Every September Twitter, or X as it now is, tells me that I joined in 2009 just before the St Leger meeting – extra points if you can name the winner of that year’s final Classic (the Godolphin-trained 14-1 shot Mastery: no, me neither) – after a bigwig in BBC Sport told me that regular tweeting would add to the service I was already trying to provide as racing correspondent and would ensure a position up with the pace in terms of digital journalism. 

Twitter revolutionised my life, first as a reporter (there was soon no greater way of communicating quickly), but then more and more as a consumer of news, information about products and services, like Opulence, and of all the other bits and pieces on offer. 

For me there is no better site than History of Horse Racing – @horsevault – which delves into the archives to come up with some absolute gems, including from January 1991 a fascinating to watch again Racing Question Time, in the style of the BBC1 current affairs programme, and chaired by Brough Scott (https://twitter.com/horsevault/status/1696956077928010113?s=46&t=Am1ZMUZIeEENvyj4Y8-y1A).

That early in the 1990s, something like the British Horseracing Authority (BHA) was barely a twinkle in anyone’s eye, and racing was run, just as it had been for over two hundred years, by the self-elected Jockey Club which was under mounting pressure to modernise itself from a set-up, as claimed in the programme, of being “over ninety percent men, over ninety percent white and over ninety percent wealthy or titled or both”, and, as though to prove it, two of the four panellists are male JC members and aristocrats.

Racing’s very different governance is not the only issue discussed that seems extraordinary from this distance: there is talk of lobbying Government about Sunday racing – which wasn’t to come in until July 1992, and even then without betting for the first three years – and about persuading ministers to permit the extension of betting shops’ opening hours to 10pm in the summer so that the sport could benefit from the proceeds of gambling on evening fixtures.

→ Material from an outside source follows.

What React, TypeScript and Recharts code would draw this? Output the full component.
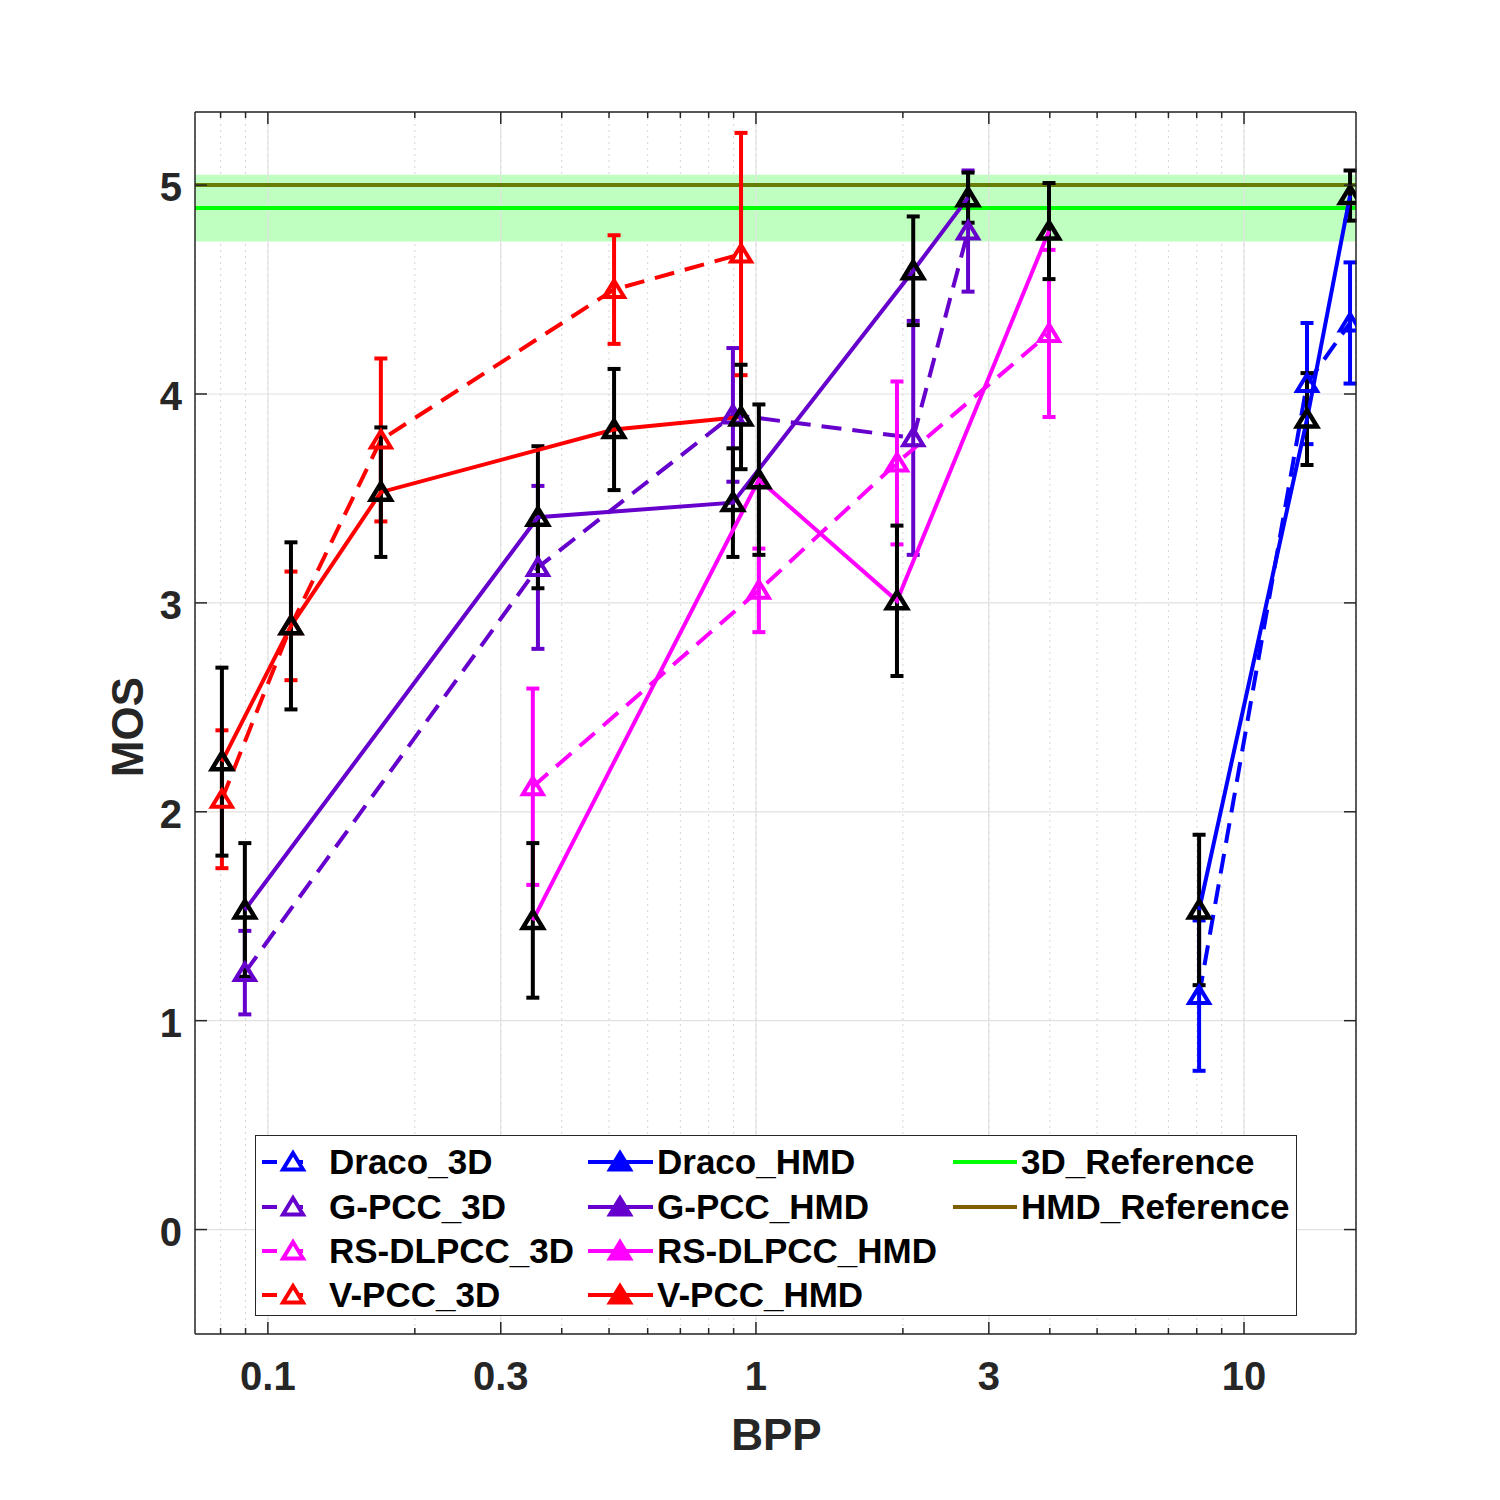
import React from 'react';
import {
  ComposedChart, Line, XAxis, YAxis, CartesianGrid, ReferenceLine, ReferenceArea, ErrorBar
} from 'recharts';

const FONT = '"Liberation Sans", Arial, Helvetica, sans-serif';
const AXIS = '#262626';

// values: BPP, MOS and half width of the 95% CI
const dracoBpp = [8.09, 13.46, 16.49];
const draco3dMos = [1.12, 4.05, 4.34];
const draco3dCi = [0.36, 0.29, 0.29];
const dracoHmdMos = [1.53, 3.88, 4.95];
const dracoHmdCi = [0.36, 0.22, 0.12];

const gpccBpp = [0.0897, 0.3575, 0.897, 2.1, 2.72];
const gpcc3dMos = [1.23, 3.17, 3.9, 3.79, 4.78];
const gpcc3dCi = [0.2, 0.39, 0.32, 0.56, 0.29];
const gpccHmdMos = [1.53, 3.41, 3.48, 4.59, 4.94];
const gpccHmdCi = [0.32, 0.34, 0.26, 0.26, 0.12];

const rsBpp = [0.349, 1.014, 1.945, 3.985];
const rs3dMos = [2.12, 3.06, 3.67, 4.29];
const rs3dCi = [0.47, 0.2, 0.39, 0.4];
const rsHmdMos = [1.48, 3.59, 3.01, 4.78];
const rsHmdCi = [0.37, 0.36, 0.36, 0.23];

const vpccBpp = [0.0805, 0.1115, 0.1704, 0.512, 0.932];
const vpcc3dMos = [2.06, 2.89, 3.78, 4.5, 4.67];
const vpcc3dCi = [0.33, 0.26, 0.39, 0.26, 0.58];
const vpccHmdMos = [2.24, 2.89, 3.53, 3.83, 3.89];
const vpccHmdCi = [0.45, 0.4, 0.31, 0.29, 0.25];

const ref3dMos = 4.89;
const ref3dBand = [4.73, 5.05];
const refHmdMos = 5.0;

const xMajorTicks = [0.1, 0.3, 1, 3, 10];
const xMinorTicks = [0.08, 0.09, 0.2, 0.4, 0.5, 0.6, 0.7, 0.8, 0.9, 2, 4, 5, 6, 7, 8, 9];
const yTicks = [0, 1, 2, 3, 4, 5];

const xTicks = [...xMajorTicks, ...xMinorTicks].sort((a, b) => a - b);

const rows = (bpp: number[], mos: number[], ci: number[]) =>
  bpp.map((b, i) => ({ bpp: b, mos: mos[i], ci: ci[i] }));

const series3d = [
  { name: 'Draco_3D', color: '#0000FF', data: rows(dracoBpp, draco3dMos, draco3dCi) },
  { name: 'G-PCC_3D', color: '#6600CC', data: rows(gpccBpp, gpcc3dMos, gpcc3dCi) },
  { name: 'RS-DLPCC_3D', color: '#FF00FF', data: rows(rsBpp, rs3dMos, rs3dCi) },
  { name: 'V-PCC_3D', color: '#FF0000', data: rows(vpccBpp, vpcc3dMos, vpcc3dCi) },
];

const seriesHmd = [
  { name: 'Draco_HMD', color: '#0000FF', data: rows(dracoBpp, dracoHmdMos, dracoHmdCi) },
  { name: 'G-PCC_HMD', color: '#6600CC', data: rows(gpccBpp, gpccHmdMos, gpccHmdCi) },
  { name: 'RS-DLPCC_HMD', color: '#FF00FF', data: rows(rsBpp, rsHmdMos, rsHmdCi) },
  { name: 'V-PCC_HMD', color: '#FF0000', data: rows(vpccBpp, vpccHmdMos, vpccHmdCi) },
];

const refs = [
  { name: '3D_Reference', color: '#00FF00' },
  { name: 'HMD_Reference', color: '#7F5F00' },
];

const DASH = '20 11';
const LW = 4;

const triPoints = (cx: number, cy: number) =>
  `${cx},${cy - 9} ${cx - 10},${cy + 7.5} ${cx + 10},${cy + 7.5}`;

const openTri = (color: string) => (p: any) => (
  <polygon key={`o-${p.index}`} points={triPoints(p.cx, p.cy)} fill="none" stroke={color} strokeWidth={4} />
);

const blackTri = (p: any) => (
  <polygon key={`b-${p.index}`} points={triPoints(p.cx, p.cy)} fill="none" stroke="#000" strokeWidth={4.5} />
);

const tickText = { fontFamily: FONT, fontSize: 40, fontWeight: 700, fill: AXIS };

const BottomTick = (p: any) => {
  const v = p.payload.value;
  const major = xMajorTicks.includes(v);
  return (
    <g>
      <line x1={p.x} x2={p.x} y1={p.y} y2={p.y - (major ? 12 : 6)} stroke={AXIS} strokeWidth={1.5} />
      {major && <text x={p.x} y={p.y + 56} textAnchor="middle" {...tickText}>{String(v)}</text>}
    </g>
  );
};

const TopTick = (p: any) => {
  const major = xMajorTicks.includes(p.payload.value);
  return <line x1={p.x} x2={p.x} y1={p.y} y2={p.y + (major ? 12 : 6)} stroke={AXIS} strokeWidth={1.5} />;
};

const LeftTick = (p: any) => (
  <g>
    <line x1={p.x} x2={p.x + 12} y1={p.y} y2={p.y} stroke={AXIS} strokeWidth={1.5} />
    <text x={p.x - 13} y={p.y + 16} textAnchor="end" {...tickText}>{String(p.payload.value)}</text>
  </g>
);

const RightTick = (p: any) => (
  <line x1={p.x} x2={p.x - 12} y1={p.y} y2={p.y} stroke={AXIS} strokeWidth={1.5} />
);

const YTitle = ({ viewBox }: any) => {
  const cx = viewBox.x + viewBox.width - 52;
  const cy = viewBox.y + viewBox.height / 2 + 4;
  return (
    <text x={cx} y={cy} transform={`rotate(-90 ${cx} ${cy})`} textAnchor="middle"
      fontFamily={FONT} fontSize={44} fontWeight={700} fill={AXIS}>MOS</text>
  );
};

const XTitle = ({ viewBox }: any) => (
  <text x={viewBox.x + viewBox.width / 2 + 1} y={viewBox.y + 116} textAnchor="middle"
    fontFamily={FONT} fontSize={44} fontWeight={700} fill={AXIS}>BPP</text>
);

// legend box, three columns like the MATLAB one
const LegendBox = () => {
  const rowY = [27, 72, 116, 160];
  const label = { fontFamily: FONT, fontSize: 35, fontWeight: 700, fill: '#000' };
  return (
    <div style={{
      position: 'absolute', left: 255, top: 1135, width: 1042, height: 181,
      background: '#fff', border: `1.5px solid ${AXIS}`, boxSizing: 'border-box',
    }}>
      <svg width={1042} height={181} style={{ position: 'absolute', left: -1.5, top: -1.5 }}>
        {series3d.map((s, i) => (
          <g key={s.name}>
            <line x1={7} x2={55} y1={rowY[i]} y2={rowY[i]} stroke={s.color} strokeWidth={4} strokeDasharray="15 11" />
            <polygon points={triPoints(38, rowY[i])} fill="#fff" stroke={s.color} strokeWidth={4} />
            <text x={74} y={rowY[i] + 12} {...label}>{s.name}</text>
          </g>
        ))}
        {seriesHmd.map((s, i) => (
          <g key={s.name}>
            <line x1={333} x2={398} y1={rowY[i]} y2={rowY[i]} stroke={s.color} strokeWidth={4} />
            <polygon points={triPoints(365, rowY[i])} fill={s.color} stroke={s.color} strokeWidth={4} />
            <text x={402} y={rowY[i] + 12} {...label}>{s.name}</text>
          </g>
        ))}
        {refs.map((r, i) => (
          <g key={r.name}>
            <line x1={698} x2={762} y1={rowY[i]} y2={rowY[i]} stroke={r.color} strokeWidth={4} />
            <text x={766} y={rowY[i] + 12} {...label}>{r.name}</text>
          </g>
        ))}
      </svg>
    </div>
  );
};

export default function App() {
  const xDomain = [0.0709, 16.96];
  const yDomain = [-0.5, 5.35];

  return (
    <div style={{ position: 'absolute', left: 0, top: 0, width: 1500, height: 1500, background: '#fff' }}>
      <ComposedChart width={1500} height={1500} margin={{ top: 0, right: 0, bottom: 0, left: 0 }}>
        <XAxis xAxisId={0} dataKey="bpp" type="number" scale="log" domain={xDomain} allowDataOverflow
          ticks={xTicks} interval={0} tickSize={0} tickMargin={0} tickLine={false} tick={BottomTick}
          height={166} axisLine={{ stroke: AXIS, strokeWidth: 1.5 }} label={{ content: XTitle }} />
        <XAxis xAxisId="top" orientation="top" dataKey="bpp" type="number" scale="log" domain={xDomain} allowDataOverflow
          ticks={xTicks} interval={0} tickSize={0} tickMargin={0} tickLine={false} tick={TopTick}
          height={112} axisLine={{ stroke: AXIS, strokeWidth: 1.5 }} />
        <YAxis yAxisId={0} type="number" domain={yDomain} allowDataOverflow ticks={yTicks} interval={0}
          tickSize={0} tickMargin={0} tickLine={false} tick={LeftTick} width={195}
          axisLine={{ stroke: AXIS, strokeWidth: 1.5 }} label={{ content: YTitle }} />
        <YAxis yAxisId="right" orientation="right" type="number" domain={yDomain} allowDataOverflow ticks={yTicks} interval={0}
          tickSize={0} tickMargin={0} tickLine={false} tick={RightTick} width={144}
          axisLine={{ stroke: AXIS, strokeWidth: 1.5 }} />

        <CartesianGrid horizontal={false} stroke="#d6d6d6" strokeDasharray="2 4" />
        <CartesianGrid vertical={false} stroke="#e1e1e1" strokeWidth={1.2} />
        {xMajorTicks.map((v) => (
          <ReferenceLine key={`g${v}`} x={v} stroke="#e1e1e1" strokeWidth={1.2} />
        ))}

        <ReferenceArea y1={ref3dBand[0]} y2={ref3dBand[1]} fill="#BFFFBF" fillOpacity={1} stroke="none" />
        <ReferenceLine y={refHmdMos} stroke="#687C08" strokeWidth={4} />
        <ReferenceLine y={ref3dMos} stroke="#00FF00" strokeWidth={4} />

        {series3d.map((s) => (
          <Line key={s.name} name={s.name} data={s.data} dataKey="mos" type="linear" stroke={s.color}
            strokeWidth={LW} strokeDasharray={DASH} dot={openTri(s.color)} activeDot={false}
            isAnimationActive={false}>
            <ErrorBar dataKey="ci" direction="y" width={6.5} stroke={s.color} strokeWidth={LW} isAnimationActive={false} />
          </Line>
        ))}
        {seriesHmd.map((s) => (
          <Line key={s.name} name={s.name} data={s.data} dataKey="mos" type="linear" stroke={s.color}
            strokeWidth={LW} dot={blackTri} activeDot={false} isAnimationActive={false}>
            <ErrorBar dataKey="ci" direction="y" width={6.5} stroke="#000" strokeWidth={LW} isAnimationActive={false} />
          </Line>
        ))}
      </ComposedChart>
      <LegendBox />
    </div>
  );
}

That happened in 1993 and allowed evening meetings to take off.  

Now-retired trainer Luca Cumani – then in his prime, and well before he became ‘father of Francesca’  – gives backing to that as a way of attracting more fans, before adding that he could not see himself as “a political animal trying to influence the way racing is going”, which is somewhat ironic as he is one of the go-to ‘wise-heads’ of the modern era and has been a BHA Board member.  

However while what has changed in terms of the issues concerning the audience three decades ago is striking, what is actually even more noticeable is the amount that is exactly the same.    

“Racing is underfunded…“The fixture list needs streamlining”…“Where will the stables get their staff”…“A dramatic lack of leadership is racing’s problem”…“Racing is in crisis”. 

Stage the same Question Time in 2023 and the same points – and fears for the future – would be expressed to a panel that would have no Lords on it but would have more women, but, to be honest, would have no more answers; yet, ultimately racing gallops on because for all of its undoubted and regular faults it remains mainly a great sport and passion, full of great people, enjoying great experiences. As part of that, maybe give @horsevault a go.